Folding of a predominantly beta-structure protein: rat intestinal fatty acid binding protein.

The equilibrium and kinetic properties of the unfolding-refolding transitions of Escherichia coli derived rat intestinal fatty acid binding protein have been examined using several different denaturants. This protein, which contains 2 tryptophans but no prolines or cysteines, has a predominantly beta-structure: its 10 antiparallel beta-strands are organized into 2 orthogonal sheets surrounding a large solvent-filled internal cavity. For urea and guanidine hydrochloride, the completely reversible transition was monitored by circular dichroism, absorbance, and fluorescence spectroscopy. Each of these data sets was best fit by a simple, two-state model involving only native and unfolded forms.
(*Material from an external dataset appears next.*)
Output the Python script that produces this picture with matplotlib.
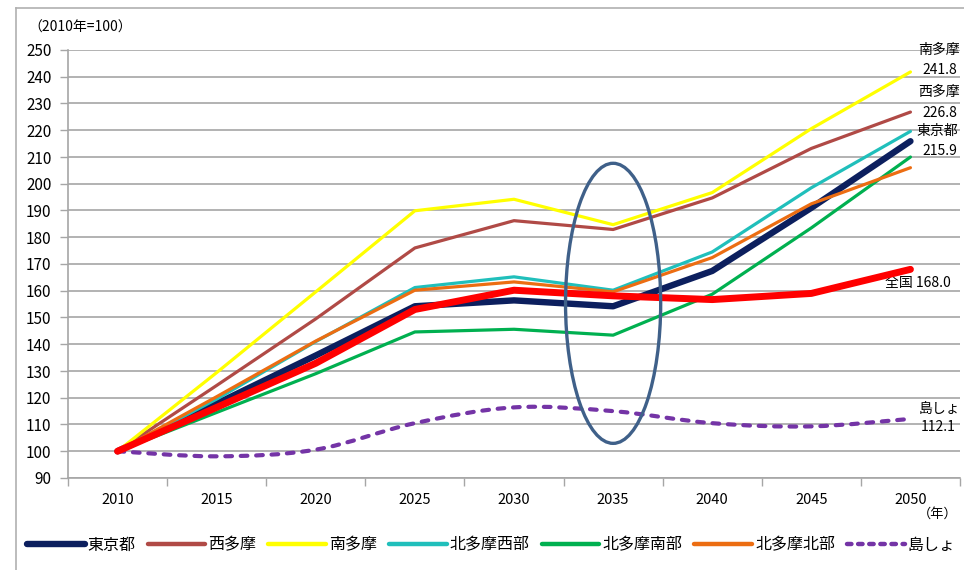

However, linear extrapolation to determine the free energy of folding in the absence of denaturant resulted in different values for the free energy of folding depending upon which denaturant was used. When fluorescence was used to monitor the transition, the extrapolated free energy estimates for the two denaturants were markedly different: 10.03 +/- 0.24 kcal mol-1 for urea versus 5.22 +/- 0.33 kcal mol-1 for guanidine hydrochloride. The midpoints of these transitions were 5.51 and 1.36 M, respectively. The transition caused by either denaturant as monitored by circular dichroism and absorbance spectroscopy was virtually coincident with that monitored by fluorescence, further supporting the assignment of a two-state model for the equilibrium results. The addition of a 2-fold molar excess of ligand (oleate) increased the extrapolated estimates approximately 2.5 kcal mol-1 for both denaturants.(ABSTRACT TRUNCATED AT 250 WORDS)